Exercise details » Can you print the data exactly and leave out each image?

++++++++++++++++++++

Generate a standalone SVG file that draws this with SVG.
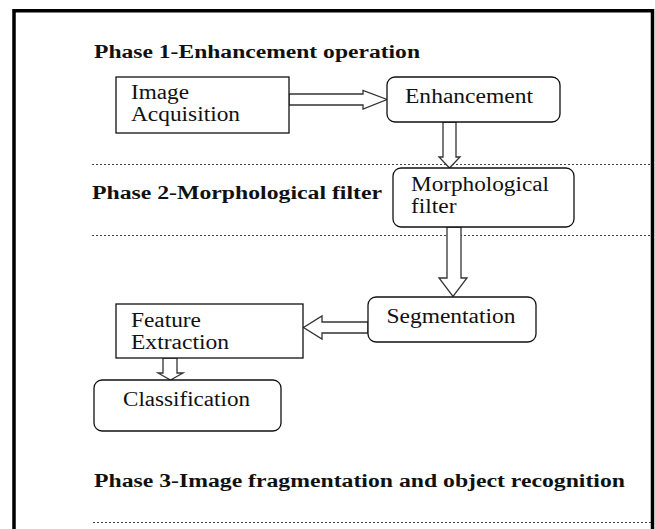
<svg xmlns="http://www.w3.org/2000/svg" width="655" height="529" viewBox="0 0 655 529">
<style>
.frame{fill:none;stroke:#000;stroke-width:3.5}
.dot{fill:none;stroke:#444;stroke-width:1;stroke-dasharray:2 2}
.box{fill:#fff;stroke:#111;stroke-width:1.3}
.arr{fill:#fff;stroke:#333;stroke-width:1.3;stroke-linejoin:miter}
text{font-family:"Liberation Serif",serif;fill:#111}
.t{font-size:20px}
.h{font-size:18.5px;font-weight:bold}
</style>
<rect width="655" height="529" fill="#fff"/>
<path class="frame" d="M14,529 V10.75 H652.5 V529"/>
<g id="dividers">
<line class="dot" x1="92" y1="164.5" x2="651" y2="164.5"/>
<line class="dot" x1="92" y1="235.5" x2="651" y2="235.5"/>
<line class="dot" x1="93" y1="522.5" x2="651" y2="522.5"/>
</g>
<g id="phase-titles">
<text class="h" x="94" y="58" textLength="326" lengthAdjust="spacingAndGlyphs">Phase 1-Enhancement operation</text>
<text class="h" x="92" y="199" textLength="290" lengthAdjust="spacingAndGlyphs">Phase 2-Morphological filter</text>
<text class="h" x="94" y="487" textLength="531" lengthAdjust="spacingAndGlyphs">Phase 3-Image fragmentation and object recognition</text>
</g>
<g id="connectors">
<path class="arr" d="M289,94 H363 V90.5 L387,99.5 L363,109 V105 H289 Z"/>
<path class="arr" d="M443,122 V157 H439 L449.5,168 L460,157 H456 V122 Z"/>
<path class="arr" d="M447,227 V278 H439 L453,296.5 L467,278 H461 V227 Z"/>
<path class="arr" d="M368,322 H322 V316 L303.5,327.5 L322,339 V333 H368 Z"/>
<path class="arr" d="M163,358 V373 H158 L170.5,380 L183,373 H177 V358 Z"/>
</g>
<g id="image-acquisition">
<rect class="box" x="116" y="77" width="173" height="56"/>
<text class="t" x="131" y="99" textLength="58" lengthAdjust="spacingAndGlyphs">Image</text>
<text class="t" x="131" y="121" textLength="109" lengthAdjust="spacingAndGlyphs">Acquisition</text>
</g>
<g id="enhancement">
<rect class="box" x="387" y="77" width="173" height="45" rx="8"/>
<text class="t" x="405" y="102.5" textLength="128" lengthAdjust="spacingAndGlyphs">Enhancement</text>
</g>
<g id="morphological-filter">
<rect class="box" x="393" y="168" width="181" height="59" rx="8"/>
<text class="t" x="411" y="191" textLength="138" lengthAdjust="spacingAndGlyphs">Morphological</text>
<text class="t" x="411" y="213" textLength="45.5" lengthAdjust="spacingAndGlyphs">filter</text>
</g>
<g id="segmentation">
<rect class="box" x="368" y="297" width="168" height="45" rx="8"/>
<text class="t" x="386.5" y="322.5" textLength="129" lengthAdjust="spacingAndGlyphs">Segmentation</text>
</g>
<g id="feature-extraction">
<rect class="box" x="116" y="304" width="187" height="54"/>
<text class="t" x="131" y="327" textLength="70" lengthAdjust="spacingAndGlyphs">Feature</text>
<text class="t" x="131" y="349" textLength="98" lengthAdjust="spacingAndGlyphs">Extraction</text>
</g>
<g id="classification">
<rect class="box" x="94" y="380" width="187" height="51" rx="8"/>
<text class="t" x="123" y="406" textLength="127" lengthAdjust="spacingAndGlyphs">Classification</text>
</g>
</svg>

++++++++++++++++++++

Finished exercise »
Generate a standalone SVG file that draws this with SVG.
<svg xmlns="http://www.w3.org/2000/svg" width="655" height="529" viewBox="0 0 655 529">
<style>
.frame{fill:none;stroke:#000;stroke-width:3.5}
.dot{fill:none;stroke:#444;stroke-width:1;stroke-dasharray:2 2}
.box{fill:#fff;stroke:#111;stroke-width:1.3}
.arr{fill:#fff;stroke:#333;stroke-width:1.3;stroke-linejoin:miter}
text{font-family:"Liberation Serif",serif;fill:#111}
.t{font-size:20px}
.h{font-size:18.5px;font-weight:bold}
</style>
<rect width="655" height="529" fill="#fff"/>
<path class="frame" d="M14,529 V10.75 H652.5 V529"/>
<g id="dividers">
<line class="dot" x1="92" y1="164.5" x2="651" y2="164.5"/>
<line class="dot" x1="92" y1="235.5" x2="651" y2="235.5"/>
<line class="dot" x1="93" y1="522.5" x2="651" y2="522.5"/>
</g>
<g id="phase-titles">
<text class="h" x="94" y="58" textLength="326" lengthAdjust="spacingAndGlyphs">Phase 1-Enhancement operation</text>
<text class="h" x="92" y="199" textLength="290" lengthAdjust="spacingAndGlyphs">Phase 2-Morphological filter</text>
<text class="h" x="94" y="487" textLength="531" lengthAdjust="spacingAndGlyphs">Phase 3-Image fragmentation and object recognition</text>
</g>
<g id="connectors">
<path class="arr" d="M289,94 H363 V90.5 L387,99.5 L363,109 V105 H289 Z"/>
<path class="arr" d="M443,122 V157 H439 L449.5,168 L460,157 H456 V122 Z"/>
<path class="arr" d="M447,227 V278 H439 L453,296.5 L467,278 H461 V227 Z"/>
<path class="arr" d="M368,322 H322 V316 L303.5,327.5 L322,339 V333 H368 Z"/>
<path class="arr" d="M163,358 V373 H158 L170.5,380 L183,373 H177 V358 Z"/>
</g>
<g id="image-acquisition">
<rect class="box" x="116" y="77" width="173" height="56"/>
<text class="t" x="131" y="99" textLength="58" lengthAdjust="spacingAndGlyphs">Image</text>
<text class="t" x="131" y="121" textLength="109" lengthAdjust="spacingAndGlyphs">Acquisition</text>
</g>
<g id="enhancement">
<rect class="box" x="387" y="77" width="173" height="45" rx="8"/>
<text class="t" x="405" y="102.5" textLength="128" lengthAdjust="spacingAndGlyphs">Enhancement</text>
</g>
<g id="morphological-filter">
<rect class="box" x="393" y="168" width="181" height="59" rx="8"/>
<text class="t" x="411" y="191" textLength="138" lengthAdjust="spacingAndGlyphs">Morphological</text>
<text class="t" x="411" y="213" textLength="45.5" lengthAdjust="spacingAndGlyphs">filter</text>
</g>
<g id="segmentation">
<rect class="box" x="368" y="297" width="168" height="45" rx="8"/>
<text class="t" x="386.5" y="322.5" textLength="129" lengthAdjust="spacingAndGlyphs">Segmentation</text>
</g>
<g id="feature-extraction">
<rect class="box" x="116" y="304" width="187" height="54"/>
<text class="t" x="131" y="327" textLength="70" lengthAdjust="spacingAndGlyphs">Feature</text>
<text class="t" x="131" y="349" textLength="98" lengthAdjust="spacingAndGlyphs">Extraction</text>
</g>
<g id="classification">
<rect class="box" x="94" y="380" width="187" height="51" rx="8"/>
<text class="t" x="123" y="406" textLength="127" lengthAdjust="spacingAndGlyphs">Classification</text>
</g>
</svg>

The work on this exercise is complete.